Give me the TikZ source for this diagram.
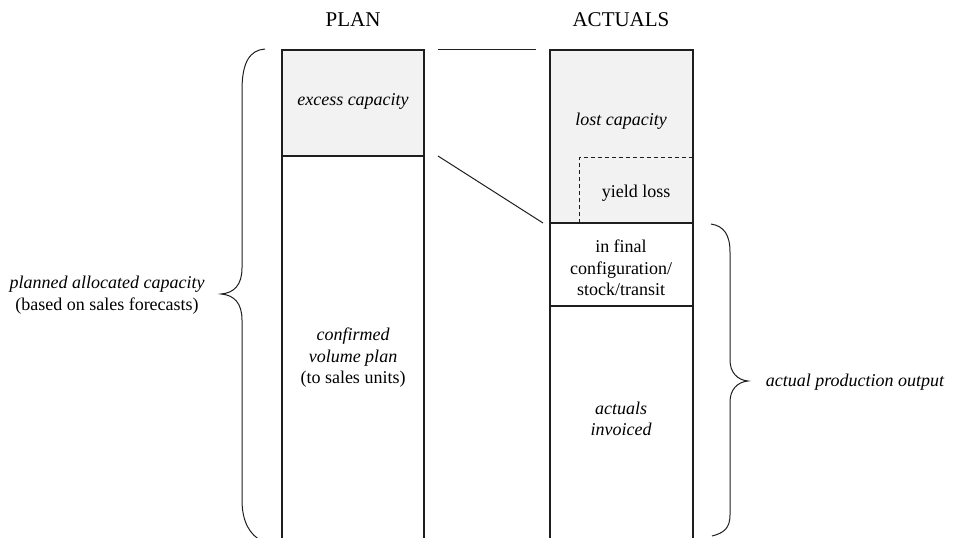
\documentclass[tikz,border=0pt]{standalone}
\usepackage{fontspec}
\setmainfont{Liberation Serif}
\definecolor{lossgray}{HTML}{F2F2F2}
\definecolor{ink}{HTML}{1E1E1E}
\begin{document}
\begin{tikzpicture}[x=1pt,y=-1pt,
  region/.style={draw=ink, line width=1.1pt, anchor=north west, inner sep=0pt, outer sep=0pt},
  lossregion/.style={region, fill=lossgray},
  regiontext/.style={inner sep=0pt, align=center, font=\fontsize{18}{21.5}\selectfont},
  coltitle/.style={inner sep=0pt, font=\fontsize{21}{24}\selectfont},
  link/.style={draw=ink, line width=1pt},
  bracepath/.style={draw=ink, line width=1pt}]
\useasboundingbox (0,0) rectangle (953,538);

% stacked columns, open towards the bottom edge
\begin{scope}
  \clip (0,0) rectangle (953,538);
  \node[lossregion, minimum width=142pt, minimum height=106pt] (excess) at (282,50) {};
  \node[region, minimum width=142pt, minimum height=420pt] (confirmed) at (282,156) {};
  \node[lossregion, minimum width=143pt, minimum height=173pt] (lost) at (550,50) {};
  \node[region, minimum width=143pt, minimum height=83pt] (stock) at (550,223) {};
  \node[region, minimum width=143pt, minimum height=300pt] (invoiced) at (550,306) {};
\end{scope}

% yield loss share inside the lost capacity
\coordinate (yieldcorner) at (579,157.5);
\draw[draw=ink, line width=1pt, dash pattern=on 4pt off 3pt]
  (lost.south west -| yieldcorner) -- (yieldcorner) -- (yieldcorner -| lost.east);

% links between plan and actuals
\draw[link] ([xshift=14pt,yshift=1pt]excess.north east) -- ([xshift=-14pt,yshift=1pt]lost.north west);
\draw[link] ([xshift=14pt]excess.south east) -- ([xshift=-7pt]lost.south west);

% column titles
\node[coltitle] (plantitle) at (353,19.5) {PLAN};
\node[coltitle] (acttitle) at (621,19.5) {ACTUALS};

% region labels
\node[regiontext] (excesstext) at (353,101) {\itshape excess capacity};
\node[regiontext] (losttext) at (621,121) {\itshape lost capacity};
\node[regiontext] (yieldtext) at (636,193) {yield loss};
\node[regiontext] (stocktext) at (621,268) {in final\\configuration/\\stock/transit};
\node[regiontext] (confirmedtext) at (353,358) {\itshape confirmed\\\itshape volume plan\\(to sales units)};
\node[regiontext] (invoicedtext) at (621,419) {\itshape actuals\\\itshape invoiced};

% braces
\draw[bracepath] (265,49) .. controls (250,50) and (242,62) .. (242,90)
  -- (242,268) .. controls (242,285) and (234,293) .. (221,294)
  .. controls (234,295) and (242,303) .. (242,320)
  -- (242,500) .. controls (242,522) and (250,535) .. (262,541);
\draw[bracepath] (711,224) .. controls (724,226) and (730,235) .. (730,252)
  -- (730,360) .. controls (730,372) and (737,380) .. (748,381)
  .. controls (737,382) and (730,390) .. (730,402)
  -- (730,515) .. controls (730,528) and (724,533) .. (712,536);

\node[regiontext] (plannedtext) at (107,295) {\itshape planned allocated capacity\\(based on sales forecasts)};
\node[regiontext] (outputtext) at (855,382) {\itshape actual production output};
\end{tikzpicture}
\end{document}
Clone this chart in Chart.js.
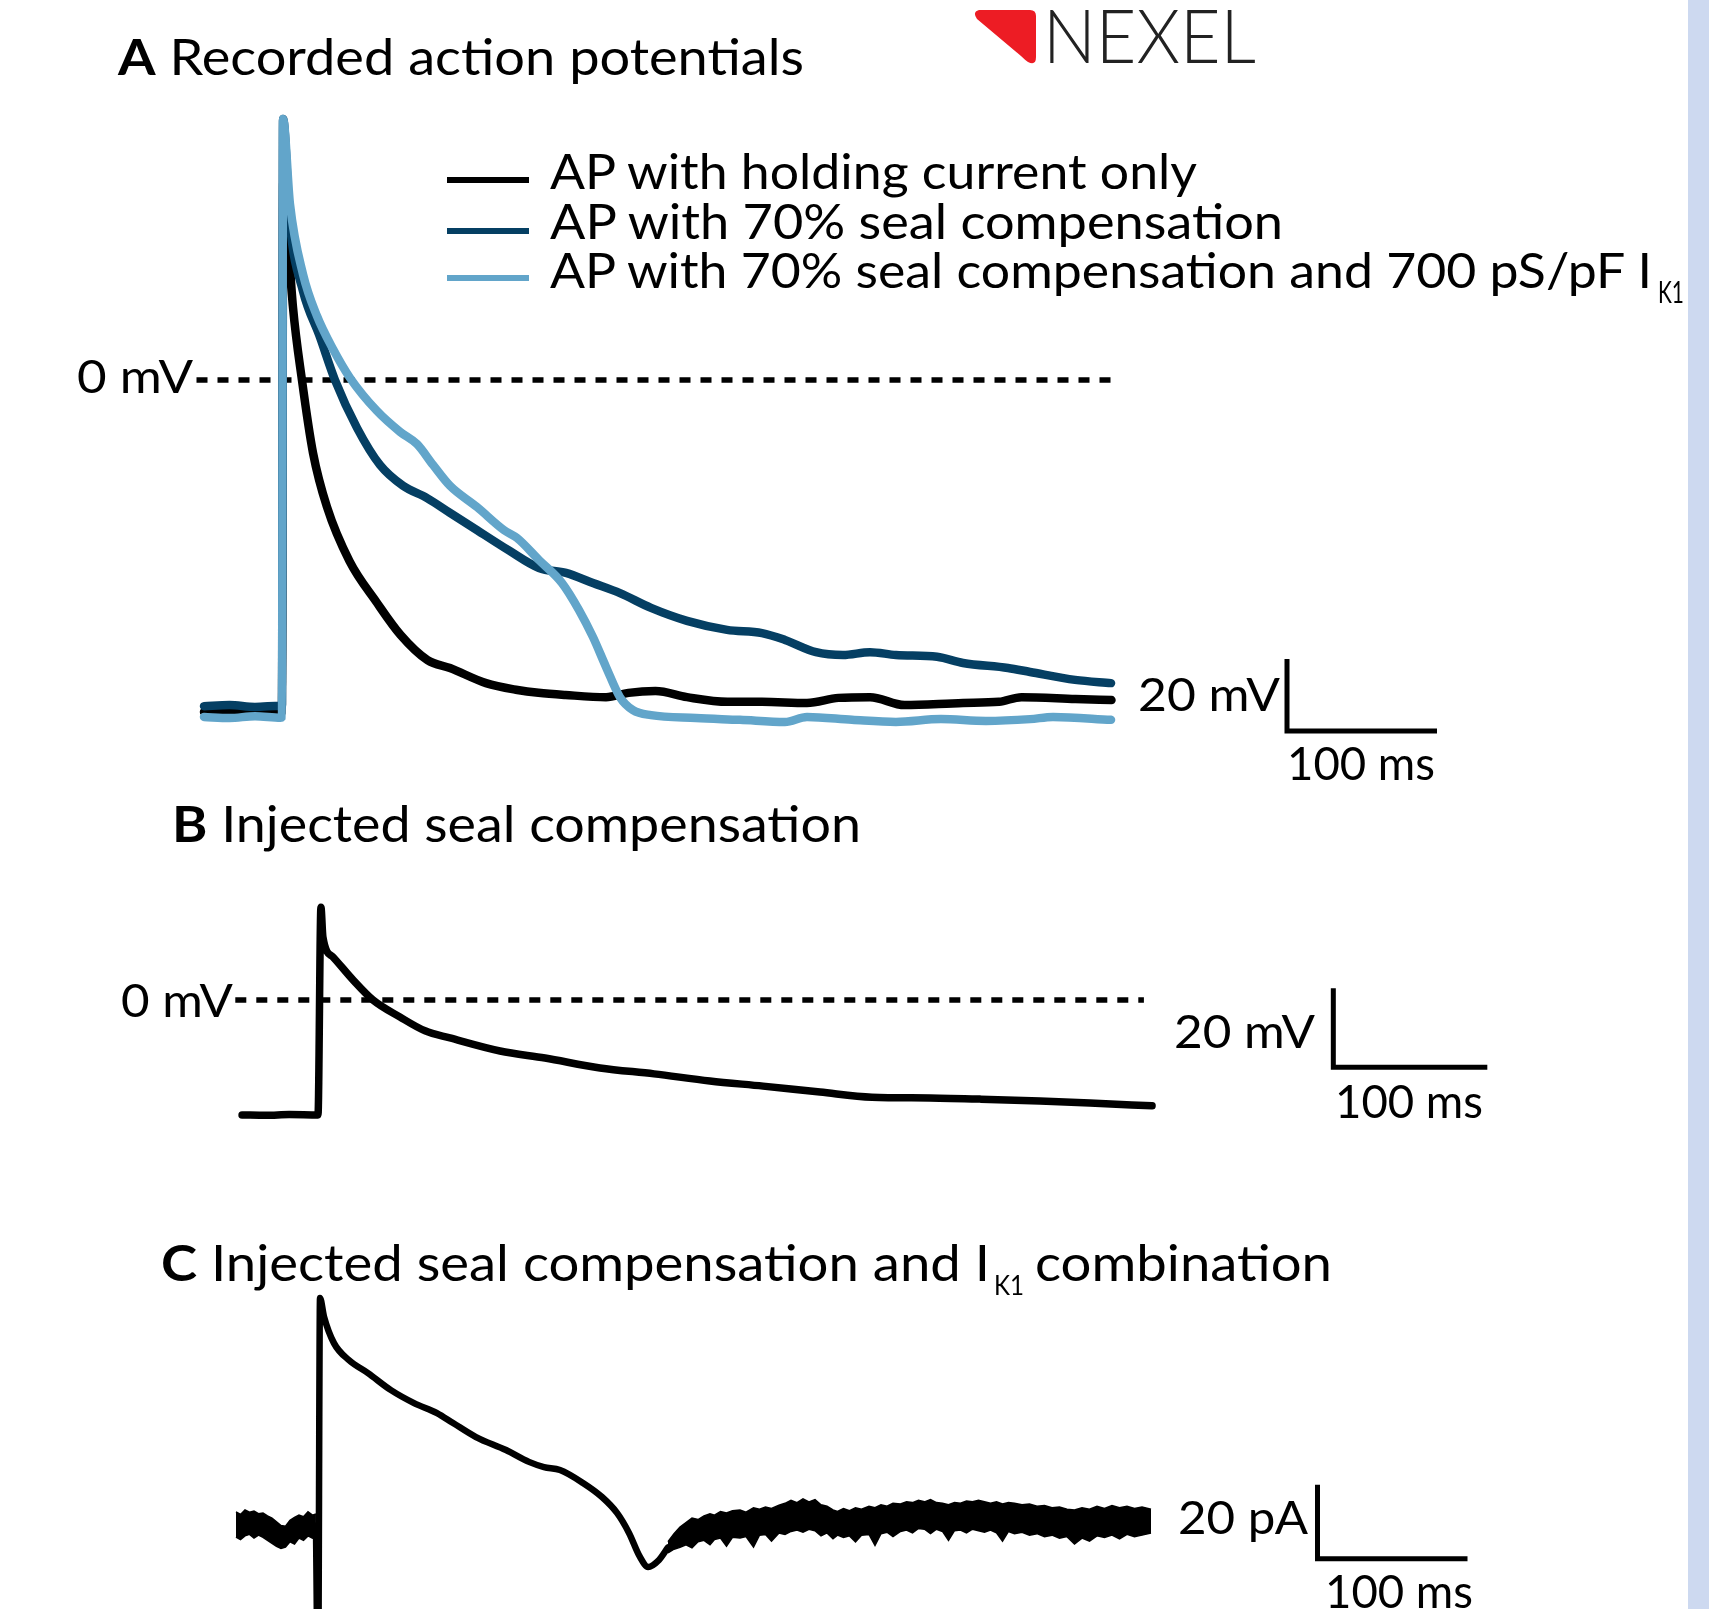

-*-

The exercise: Leave out the pictures and transcribe the entries above exactly.

Result of this task:
Give me the TikZ source for this diagram.
\documentclass[tikz,border=0pt]{standalone}
\usepackage{fontspec}
\setmainfont{Liberation Serif}
\definecolor{lossgray}{HTML}{F2F2F2}
\definecolor{ink}{HTML}{1E1E1E}
\begin{document}
\begin{tikzpicture}[x=1pt,y=-1pt,
  region/.style={draw=ink, line width=1.1pt, anchor=north west, inner sep=0pt, outer sep=0pt},
  lossregion/.style={region, fill=lossgray},
  regiontext/.style={inner sep=0pt, align=center, font=\fontsize{18}{21.5}\selectfont},
  coltitle/.style={inner sep=0pt, font=\fontsize{21}{24}\selectfont},
  link/.style={draw=ink, line width=1pt},
  bracepath/.style={draw=ink, line width=1pt}]
\useasboundingbox (0,0) rectangle (953,538);

% stacked columns, open towards the bottom edge
\begin{scope}
  \clip (0,0) rectangle (953,538);
  \node[lossregion, minimum width=142pt, minimum height=106pt] (excess) at (282,50) {};
  \node[region, minimum width=142pt, minimum height=420pt] (confirmed) at (282,156) {};
  \node[lossregion, minimum width=143pt, minimum height=173pt] (lost) at (550,50) {};
  \node[region, minimum width=143pt, minimum height=83pt] (stock) at (550,223) {};
  \node[region, minimum width=143pt, minimum height=300pt] (invoiced) at (550,306) {};
\end{scope}

% yield loss share inside the lost capacity
\coordinate (yieldcorner) at (579,157.5);
\draw[draw=ink, line width=1pt, dash pattern=on 4pt off 3pt]
  (lost.south west -| yieldcorner) -- (yieldcorner) -- (yieldcorner -| lost.east);

% links between plan and actuals
\draw[link] ([xshift=14pt,yshift=1pt]excess.north east) -- ([xshift=-14pt,yshift=1pt]lost.north west);
\draw[link] ([xshift=14pt]excess.south east) -- ([xshift=-7pt]lost.south west);

% column titles
\node[coltitle] (plantitle) at (353,19.5) {PLAN};
\node[coltitle] (acttitle) at (621,19.5) {ACTUALS};

% region labels
\node[regiontext] (excesstext) at (353,101) {\itshape excess capacity};
\node[regiontext] (losttext) at (621,121) {\itshape lost capacity};
\node[regiontext] (yieldtext) at (636,193) {yield loss};
\node[regiontext] (stocktext) at (621,268) {in final\\configuration/\\stock/transit};
\node[regiontext] (confirmedtext) at (353,358) {\itshape confirmed\\\itshape volume plan\\(to sales units)};
\node[regiontext] (invoicedtext) at (621,419) {\itshape actuals\\\itshape invoiced};

% braces
\draw[bracepath] (265,49) .. controls (250,50) and (242,62) .. (242,90)
  -- (242,268) .. controls (242,285) and (234,293) .. (221,294)
  .. controls (234,295) and (242,303) .. (242,320)
  -- (242,500) .. controls (242,522) and (250,535) .. (262,541);
\draw[bracepath] (711,224) .. controls (724,226) and (730,235) .. (730,252)
  -- (730,360) .. controls (730,372) and (737,380) .. (748,381)
  .. controls (737,382) and (730,390) .. (730,402)
  -- (730,515) .. controls (730,528) and (724,533) .. (712,536);

\node[regiontext] (plannedtext) at (107,295) {\itshape planned allocated capacity\\(based on sales forecasts)};
\node[regiontext] (outputtext) at (855,382) {\itshape actual production output};
\end{tikzpicture}
\end{document}
Clone this chart in Chart.js.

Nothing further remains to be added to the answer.